Mind maps can be fantastic tools to aid analyzing performance bottlenecks. If done correctly, it not only help identifying bottlenecks faster but also help in creating document analysis tips for rest of the team and for later usage. The mind map below is an example of root cause analysis when page load time is observed to be high.
Most of the time, when response time of a web request is found to be high, performance tester starts digging out the fault on server side. It is not always true to have the issue lying at server side and on database server. The issue can exist anywhere in the delivery chain. I usually follow below order while identifying the issue of high response time.
Step 1: Issue with Tool / Scripts
Before checking anywhere else, it is advisable to validate the scripts and tools being used for performance testing.
» Does high response time include think time unknowingly?
» Is there redundant logic (e.g. client side functionality) inside transaction for which response time is reported?
» Which tool is being used for load generation? What is the logic for calculating response time?
» Is there any extended logging being used? Extended logging will skew the response time.
» Has browser (number of parallel connections) been emulated realistically?
Step 2: Issue with Infrastructure where load generators are installed
It is important to monitor hardware performance where load generators are installed. The response time information might be incorrectly stated when low configuration machines are used.
» Are hardware utilization (CPU, Memory, I/O) overly stressed?
» Are there issues (Latency, Packet Loss and Bandwidth) with network?
Step 3: Issue with client side logic and web page resources
Response time can be improved by optimizing the client side logic first before tweaking the server side logic
» Are images being scaled unnecessarily? Avoid scaling of images in HTML reduces the bandwidth usage and round trip time
» Is CDN being used for serving the static resources? CDN helps in serving the static resources faster
» Is JS / CSS blocking loading of other resources? Loading of JS / CSS can be deferred to unblock other resources
» Is unused code also being downloaded? Apart from performance, it risks security as well
» Are there many third party ads being loaded? Is third party ad causing slow response time?
» Is caching being used properly? Caching helps in serving the requests faster.
» Is cookie less domain being used for static resources? It helps in optimizing the bandwidth.
» Are images being loaded in parallel? How many parallel threads being used?
» Are images optimized for better serving and bandwidth?
» Is CSS sprite being used for loading logos?
» Are resources being compressed before serving?
» Has redundant code and space being removed before serving JS / CSS files?
» Are view states being used properly?
» Is this possible to reduce number of requests by validating content on client side rather than on server side?
Step 4: Issue with load balancer
» Is load balancer algorithm working as expected? Are all requests being distributed evenly on active servers?
Step 5: Issue with Web Server
» Does it require improving hardware (CPU, Memory, I/O) of web server?
» Is caching being utilized properly on web server?
» How threads are being utilized? Are there enough threads allocated in thread pool?

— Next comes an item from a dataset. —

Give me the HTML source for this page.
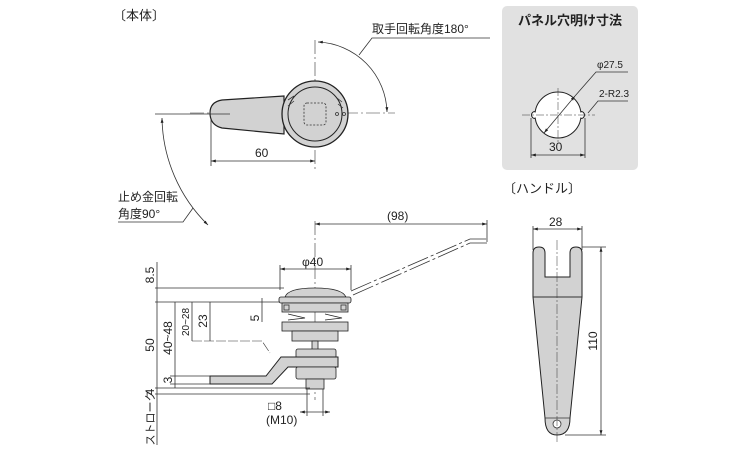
<!DOCTYPE html>
<html><head><meta charset="utf-8"><style>
html,body{margin:0;padding:0;background:#fff;}
svg{display:block;font-family:"Liberation Sans","Noto Sans CJK JP",sans-serif;}
</style></head><body>
<svg width="750" height="450" viewBox="0 0 750 450" xmlns="http://www.w3.org/2000/svg">
<defs>
<marker id="a" viewBox="0 0 10 10" refX="10" refY="5" markerWidth="6" markerHeight="6" orient="auto-start-reverse"><path d="M0,2 L10,5 L0,8 z" fill="#222"/></marker>
</defs>
<g fill="none" stroke="#333" stroke-width="0.8">
<!-- top view -->
<text x="113" y="20" font-size="13" fill="#222" stroke="none">〔本体〕</text>
<line x1="190" y1="113" x2="395" y2="113" stroke-dasharray="14,3,2,3" stroke-width="0.6"/>
<line x1="315" y1="40" x2="315" y2="170" stroke-dasharray="14,3,2,3" stroke-width="0.6"/>
<path d="M284,96 L222,100 Q210,102 210,113 Q210,125 222,128 L284,134 Z" fill="#d2d2d2" stroke="#222" stroke-width="1.2"/>
<circle cx="315" cy="114" r="33" fill="#d2d2d2" stroke="#222" stroke-width="1.3"/>
<circle cx="315" cy="114" r="27" fill="#d2d2d2" stroke="#222" stroke-width="1"/>
<rect x="304" y="103" width="22" height="22" rx="3" stroke-dasharray="2,1.5"/>
<circle cx="337" cy="114" r="1.5"/><circle cx="344" cy="114" r="1.5"/>
<path d="M288,100 L294,96 M288,106 L294,101 M337,98 L342,102 M338,104 L343,108"/>
<path d="M318,42 A72,72 0 0 1 387,112" marker-start="url(#a)" marker-end="url(#a)"/>
<path d="M359,55 L372,38 L490,38"/>
<text x="372" y="33" font-size="12" fill="#222" stroke="none">取手回転角度180°</text>
<line x1="211" y1="118" x2="211" y2="166"/>
<line x1="211" y1="161" x2="315" y2="161" marker-start="url(#a)" marker-end="url(#a)"/>
<text x="255" y="157" font-size="12" fill="#222" stroke="none">60</text>
<line x1="155" y1="114" x2="230" y2="114"/>
<path d="M162,118 A153,153 0 0 0 208,225" marker-start="url(#a)" marker-end="url(#a)"/>
<path d="M118,222 L183,222 L193,208"/>
<text x="118" y="201" font-size="12" fill="#222" stroke="none">止め金回転</text>
<text x="118" y="218" font-size="12" fill="#222" stroke="none">角度90°</text>
<!-- panel box -->
<rect x="502" y="6" width="136" height="164" rx="5" fill="#e1e1e1" stroke="none"/>
<text x="570" y="25" font-size="13" font-weight="bold" fill="#222" stroke="none" text-anchor="middle">パネル穴明け寸法</text>
<circle cx="535" cy="115" r="3.5" fill="#fff" stroke="#222" stroke-width="1"/>
<circle cx="581" cy="115" r="3.5" fill="#fff" stroke="#222" stroke-width="1"/>
<circle cx="558" cy="115" r="23" fill="#fff" stroke="#222" stroke-width="1"/>
<rect x="533" y="112.5" width="4" height="5" fill="#fff" stroke="none"/>
<rect x="579" y="112.5" width="4" height="5" fill="#fff" stroke="none"/>
<line x1="522" y1="115" x2="595" y2="115" stroke-dasharray="8,2,2,2" stroke-width="0.5"/>
<line x1="558" y1="88" x2="558" y2="142" stroke-dasharray="8,2,2,2" stroke-width="0.5"/>
<line x1="544" y1="133" x2="575" y2="96" marker-start="url(#a)" marker-end="url(#a)"/>
<path d="M575,96 L596,72 L628,72"/>
<text x="597" y="68" font-size="10" fill="#222" stroke="none">φ27.5</text>
<path d="M588,113 L598,101 L628,101"/>
<text x="599" y="97" font-size="10" fill="#222" stroke="none">2-R2.3</text>
<line x1="531" y1="118" x2="531" y2="158"/><line x1="585" y1="118" x2="585" y2="158"/>
<line x1="531" y1="155" x2="585" y2="155" marker-start="url(#a)" marker-end="url(#a)"/>
<text x="549" y="151" font-size="12" fill="#222" stroke="none">30</text>
<!-- handle -->
<text x="503" y="193" font-size="13" fill="#222" stroke="none">〔ハンドル〕</text>
<path d="M533,297 L533,253 Q533,247 539,247 Q545,247 545,253 L545,277 L570,277 L570,253 Q570,247 576,247 Q582,247 582,253 L582,297 L570,418 Q570,435 557,435 Q545,435 545,418 Z" fill="#d2d2d2" stroke="#222" stroke-width="1"/>
<line x1="533" y1="297" x2="582" y2="297" stroke-width="1"/>
<line x1="545" y1="418" x2="570" y2="418"/>
<circle cx="557" cy="424" r="4" fill="#fff"/>
<line x1="557" y1="240" x2="557" y2="442" stroke-dasharray="10,2,2,2" stroke-width="0.5"/>
<line x1="533" y1="226" x2="533" y2="250"/><line x1="582" y1="226" x2="582" y2="250"/>
<line x1="533" y1="229" x2="582" y2="229" marker-start="url(#a)" marker-end="url(#a)"/>
<text x="549" y="226" font-size="12" fill="#222" stroke="none">28</text>
<line x1="582" y1="247" x2="606" y2="247"/><line x1="565" y1="435" x2="606" y2="435"/>
<line x1="601" y1="247" x2="601" y2="435" marker-start="url(#a)" marker-end="url(#a)"/>
<text x="597" y="341" font-size="12" fill="#222" stroke="none" transform="rotate(-90 597 341)" text-anchor="middle">110</text>
<!-- side view -->
<line x1="315" y1="221" x2="315" y2="400" stroke-dasharray="14,3,2,3" stroke-width="0.6"/>
<line x1="487" y1="220" x2="487" y2="242"/>
<line x1="315" y1="224" x2="487" y2="224" marker-start="url(#a)" marker-end="url(#a)"/>
<text x="387" y="220" font-size="12" fill="#222" stroke="none">(98)</text>
<path d="M351,291 L470,239 L487,239 M353,295 L470,243 L487,243" stroke-dasharray="22,3,3,3"/>
<line x1="280" y1="265" x2="280" y2="290"/><line x1="351" y1="265" x2="351" y2="290"/>
<line x1="280" y1="269" x2="351" y2="269" marker-start="url(#a)" marker-end="url(#a)"/>
<text x="302" y="266" font-size="12" fill="#222" stroke="none">φ40</text>
<path d="M285,297 Q288,288 315,288 Q342,288 346,297 Z" fill="#d2d2d2" stroke="#222"/>
<rect x="279" y="297" width="72" height="6" rx="2" fill="#d2d2d2" stroke="#222"/>
<rect x="282" y="303" width="66" height="9" fill="#d2d2d2" stroke="#222"/>
<rect x="284" y="305" width="5" height="5"/><rect x="341" y="305" width="5" height="5"/>
<path d="M288,314 L305,318 L288,320 M325,314 L342,318 L325,320" stroke="#222"/>
<rect x="282" y="322" width="66" height="9" fill="#d2d2d2" stroke="#222"/>
<rect x="292" y="331" width="46" height="10" fill="#d2d2d2" stroke="#222"/>
<rect x="312" y="341" width="6" height="9" fill="#d2d2d2" stroke="#222"/>
<rect x="296" y="349" width="40" height="10" rx="2" fill="#d2d2d2" stroke="#222"/>
<path d="M338,357 L338,367 L288,367 L272,384 L210,384 L210,376 L266,376 L281,357 Z" fill="#d2d2d2" stroke="#222" stroke-width="1"/>
<rect x="296" y="367" width="40" height="12" rx="2" fill="#d2d2d2" stroke="#222"/>
<rect x="306" y="379" width="18" height="10" fill="#d2d2d2" stroke="#222"/>
<path d="M192,341 L262,341 L270,353" stroke-dasharray="10,2" stroke-width="0.6"/>
<!-- dims left -->
<line x1="155" y1="288" x2="284" y2="288"/>
<line x1="155" y1="302" x2="280" y2="302"/>
<line x1="170" y1="384" x2="210" y2="384"/>
<line x1="170" y1="376" x2="210" y2="376"/>
<line x1="155" y1="388" x2="310" y2="388"/>
<line x1="155" y1="394" x2="310" y2="394"/>
<line x1="157" y1="262" x2="157" y2="445"/>
<line x1="175" y1="302" x2="175" y2="388"/>
<line x1="192" y1="302" x2="192" y2="341"/>
<line x1="210" y1="302" x2="210" y2="341"/>
<line x1="262" y1="298" x2="262" y2="322"/>
<text x="154" y="275" font-size="12" fill="#222" stroke="none" transform="rotate(-90 154 275)" text-anchor="middle">8.5</text>
<text x="154" y="345" font-size="12" fill="#222" stroke="none" transform="rotate(-90 154 345)" text-anchor="middle">50</text>
<text x="172" y="338" font-size="12" fill="#222" stroke="none" transform="rotate(-90 172 338)" text-anchor="middle">40~48</text>
<text x="189" y="322" font-size="10" fill="#222" stroke="none" transform="rotate(-90 189 322)" text-anchor="middle">20~28</text>
<text x="207" y="321" font-size="12" fill="#222" stroke="none" transform="rotate(-90 207 321)" text-anchor="middle">23</text>
<text x="259" y="318" font-size="12" fill="#222" stroke="none" transform="rotate(-90 259 318)" text-anchor="middle">5</text>
<text x="172" y="380" font-size="12" fill="#222" stroke="none" transform="rotate(-90 172 380)" text-anchor="middle">3</text>
<text x="154" y="392" font-size="12" fill="#222" stroke="none" transform="rotate(-90 154 392)" text-anchor="middle">4</text>
<text x="154" y="418" font-size="11" fill="#222" stroke="none" transform="rotate(-90 154 418)" text-anchor="middle">ストローク</text>
<line x1="307" y1="389" x2="307" y2="416"/><line x1="323" y1="389" x2="323" y2="416"/>
<line x1="300" y1="412" x2="330" y2="412" marker-start="url(#a)" marker-end="url(#a)"/>
<text x="268" y="410" font-size="12" fill="#222" stroke="none">□8</text>
<text x="266" y="424" font-size="12" fill="#222" stroke="none">(M10)</text>
</g>
</svg>
</body></html>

» Are there requests waiting for external resources (database, disk, payment gateway etc.)?
» Is web server configured as per required load? Configuration related to thread pool, number of concurrent users allowed etc.?
Step 6: Issue with Application Server
» Does it require improving hardware (CPU, Memory, I/O) of application server?
» Is JVM configured properly for heap size, thread models, GC scheme and JVM version?
» Is garbage collector working efficiently? Can it be optimized further by sizing the generation and selecting a proper collector?
» Is caching being utilized properly on application server? Connection cache? File cache?
» Is thread pool configured properly? Maximum threads? Queue length?
» Are sessions being configured properly like session time out?
» Are many exceptions stack trace found in debug log file?
» Are asynchronous calls being handled optimistically?
Step 7: Issue with Database Server
» Does it require improving hardware (CPU, Memory, I/O) of database server?
» Are indexes being used properly?
» Are there expensive queries that can be tweaked / improved?
» Are there blocking issues due to locks?
» Are indexes heavily fragmented? Is database in need of defragmentation?
» Is it a replication intensive environment? Is replication is causing slowness?
» Has database statistics been updated? When was the last time database statistics run?